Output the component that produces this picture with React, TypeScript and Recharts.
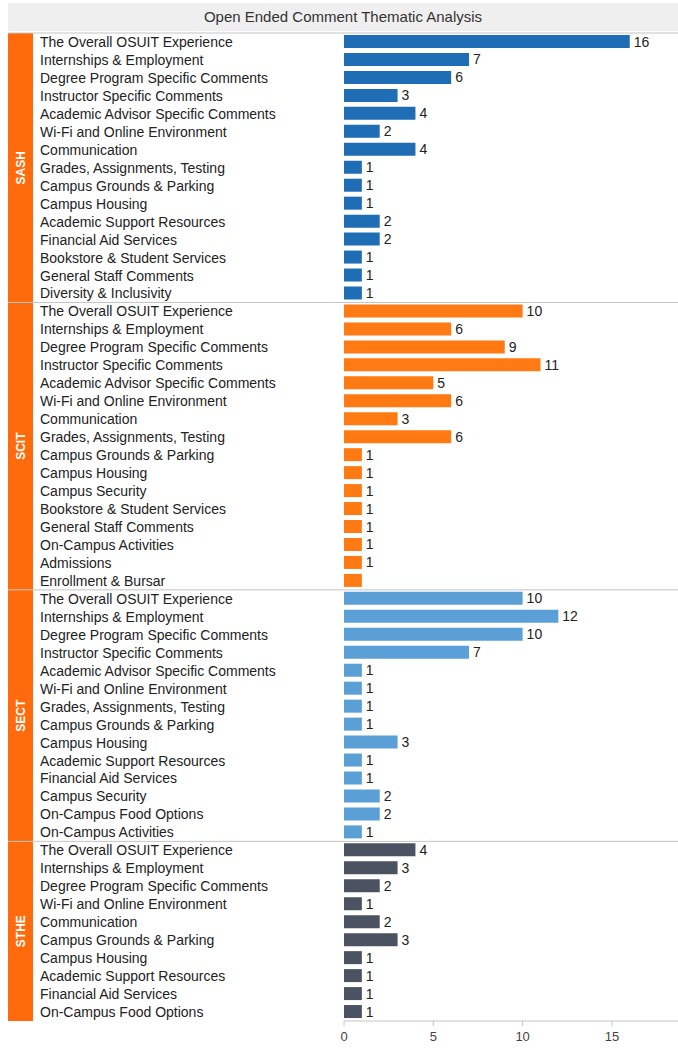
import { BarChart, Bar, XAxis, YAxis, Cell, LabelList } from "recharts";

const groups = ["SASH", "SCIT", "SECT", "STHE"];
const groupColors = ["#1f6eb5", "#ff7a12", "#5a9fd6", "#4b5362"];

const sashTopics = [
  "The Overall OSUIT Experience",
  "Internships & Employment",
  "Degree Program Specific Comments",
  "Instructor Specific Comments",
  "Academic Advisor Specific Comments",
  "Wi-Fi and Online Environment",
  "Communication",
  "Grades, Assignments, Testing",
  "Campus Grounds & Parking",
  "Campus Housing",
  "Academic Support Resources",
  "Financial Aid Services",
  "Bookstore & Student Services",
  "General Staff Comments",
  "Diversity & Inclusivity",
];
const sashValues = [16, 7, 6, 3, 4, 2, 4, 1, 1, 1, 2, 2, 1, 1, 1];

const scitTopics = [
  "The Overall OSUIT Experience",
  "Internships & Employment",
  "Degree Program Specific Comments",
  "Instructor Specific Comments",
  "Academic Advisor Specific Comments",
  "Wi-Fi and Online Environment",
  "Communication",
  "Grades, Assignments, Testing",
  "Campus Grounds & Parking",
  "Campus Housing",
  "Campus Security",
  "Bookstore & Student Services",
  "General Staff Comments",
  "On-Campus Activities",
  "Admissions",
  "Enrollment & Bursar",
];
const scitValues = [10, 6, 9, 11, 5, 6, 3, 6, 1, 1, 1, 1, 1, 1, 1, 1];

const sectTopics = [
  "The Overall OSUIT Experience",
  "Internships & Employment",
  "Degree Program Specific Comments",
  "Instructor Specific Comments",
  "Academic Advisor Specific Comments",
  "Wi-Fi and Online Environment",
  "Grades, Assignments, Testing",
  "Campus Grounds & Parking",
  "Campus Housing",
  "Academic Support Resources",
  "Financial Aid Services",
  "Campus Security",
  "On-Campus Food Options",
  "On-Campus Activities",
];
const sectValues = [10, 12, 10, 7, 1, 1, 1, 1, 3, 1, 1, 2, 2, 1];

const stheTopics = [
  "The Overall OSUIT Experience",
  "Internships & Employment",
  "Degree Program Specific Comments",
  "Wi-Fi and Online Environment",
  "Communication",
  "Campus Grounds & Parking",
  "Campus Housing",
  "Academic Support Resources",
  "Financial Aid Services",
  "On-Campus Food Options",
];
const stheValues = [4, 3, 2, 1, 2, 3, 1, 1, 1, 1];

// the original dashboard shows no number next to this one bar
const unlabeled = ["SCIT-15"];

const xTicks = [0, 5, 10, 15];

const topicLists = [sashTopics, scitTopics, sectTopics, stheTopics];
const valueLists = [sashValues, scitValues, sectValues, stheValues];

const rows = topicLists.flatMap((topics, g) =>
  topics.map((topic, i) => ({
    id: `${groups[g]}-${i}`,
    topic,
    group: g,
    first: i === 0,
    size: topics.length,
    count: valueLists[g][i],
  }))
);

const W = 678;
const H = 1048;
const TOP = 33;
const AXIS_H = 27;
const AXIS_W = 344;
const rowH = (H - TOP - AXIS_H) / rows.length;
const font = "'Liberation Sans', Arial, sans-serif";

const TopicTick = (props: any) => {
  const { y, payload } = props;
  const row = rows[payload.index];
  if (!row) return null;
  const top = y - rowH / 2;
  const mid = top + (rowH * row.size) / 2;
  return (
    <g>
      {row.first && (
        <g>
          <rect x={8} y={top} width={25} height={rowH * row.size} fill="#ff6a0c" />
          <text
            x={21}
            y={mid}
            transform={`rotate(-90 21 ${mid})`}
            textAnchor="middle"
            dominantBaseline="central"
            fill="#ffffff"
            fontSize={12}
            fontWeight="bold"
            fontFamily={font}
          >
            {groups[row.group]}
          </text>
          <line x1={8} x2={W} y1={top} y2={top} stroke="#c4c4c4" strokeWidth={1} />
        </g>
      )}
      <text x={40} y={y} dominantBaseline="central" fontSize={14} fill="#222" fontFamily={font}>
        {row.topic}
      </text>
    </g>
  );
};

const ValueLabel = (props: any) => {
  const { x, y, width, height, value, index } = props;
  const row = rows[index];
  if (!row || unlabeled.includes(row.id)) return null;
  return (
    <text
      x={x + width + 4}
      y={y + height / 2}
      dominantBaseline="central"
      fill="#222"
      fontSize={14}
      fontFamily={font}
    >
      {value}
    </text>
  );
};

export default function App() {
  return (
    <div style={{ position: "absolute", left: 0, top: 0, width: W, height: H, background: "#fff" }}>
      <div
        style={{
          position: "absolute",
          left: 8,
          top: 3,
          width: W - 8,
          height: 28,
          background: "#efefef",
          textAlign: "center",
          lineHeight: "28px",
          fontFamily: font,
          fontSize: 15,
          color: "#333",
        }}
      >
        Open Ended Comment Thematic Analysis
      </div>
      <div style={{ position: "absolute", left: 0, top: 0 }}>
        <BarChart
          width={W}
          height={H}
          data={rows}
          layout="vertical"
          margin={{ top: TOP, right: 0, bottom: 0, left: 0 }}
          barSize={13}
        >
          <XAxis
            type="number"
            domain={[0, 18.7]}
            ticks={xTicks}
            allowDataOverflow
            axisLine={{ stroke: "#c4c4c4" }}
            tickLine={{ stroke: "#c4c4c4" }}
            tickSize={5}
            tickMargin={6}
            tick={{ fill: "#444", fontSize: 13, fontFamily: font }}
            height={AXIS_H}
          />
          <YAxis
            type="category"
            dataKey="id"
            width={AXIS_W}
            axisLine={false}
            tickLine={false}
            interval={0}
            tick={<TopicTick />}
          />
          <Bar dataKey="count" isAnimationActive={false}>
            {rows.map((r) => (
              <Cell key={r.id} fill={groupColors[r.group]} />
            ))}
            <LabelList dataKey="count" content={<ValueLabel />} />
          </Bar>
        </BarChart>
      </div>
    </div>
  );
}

**EXERCISE DETAILS:** Skip the pictures and restate exactly the lines from the beginning of the listing to the line with "1, 1, 1, 1, 1];", that line included.

**EXERCISE RESULT:**
Output the component that produces this picture with React, TypeScript and Recharts.
import { BarChart, Bar, XAxis, YAxis, Cell, LabelList } from "recharts";

const groups = ["SASH", "SCIT", "SECT", "STHE"];
const groupColors = ["#1f6eb5", "#ff7a12", "#5a9fd6", "#4b5362"];

const sashTopics = [
  "The Overall OSUIT Experience",
  "Internships & Employment",
  "Degree Program Specific Comments",
  "Instructor Specific Comments",
  "Academic Advisor Specific Comments",
  "Wi-Fi and Online Environment",
  "Communication",
  "Grades, Assignments, Testing",
  "Campus Grounds & Parking",
  "Campus Housing",
  "Academic Support Resources",
  "Financial Aid Services",
  "Bookstore & Student Services",
  "General Staff Comments",
  "Diversity & Inclusivity",
];
const sashValues = [16, 7, 6, 3, 4, 2, 4, 1, 1, 1, 2, 2, 1, 1, 1];

const scitTopics = [
  "The Overall OSUIT Experience",
  "Internships & Employment",
  "Degree Program Specific Comments",
  "Instructor Specific Comments",
  "Academic Advisor Specific Comments",
  "Wi-Fi and Online Environment",
  "Communication",
  "Grades, Assignments, Testing",
  "Campus Grounds & Parking",
  "Campus Housing",
  "Campus Security",
  "Bookstore & Student Services",
  "General Staff Comments",
  "On-Campus Activities",
  "Admissions",
  "Enrollment & Bursar",
];
const scitValues = [10, 6, 9, 11, 5, 6, 3, 6, 1, 1, 1, 1, 1, 1, 1, 1];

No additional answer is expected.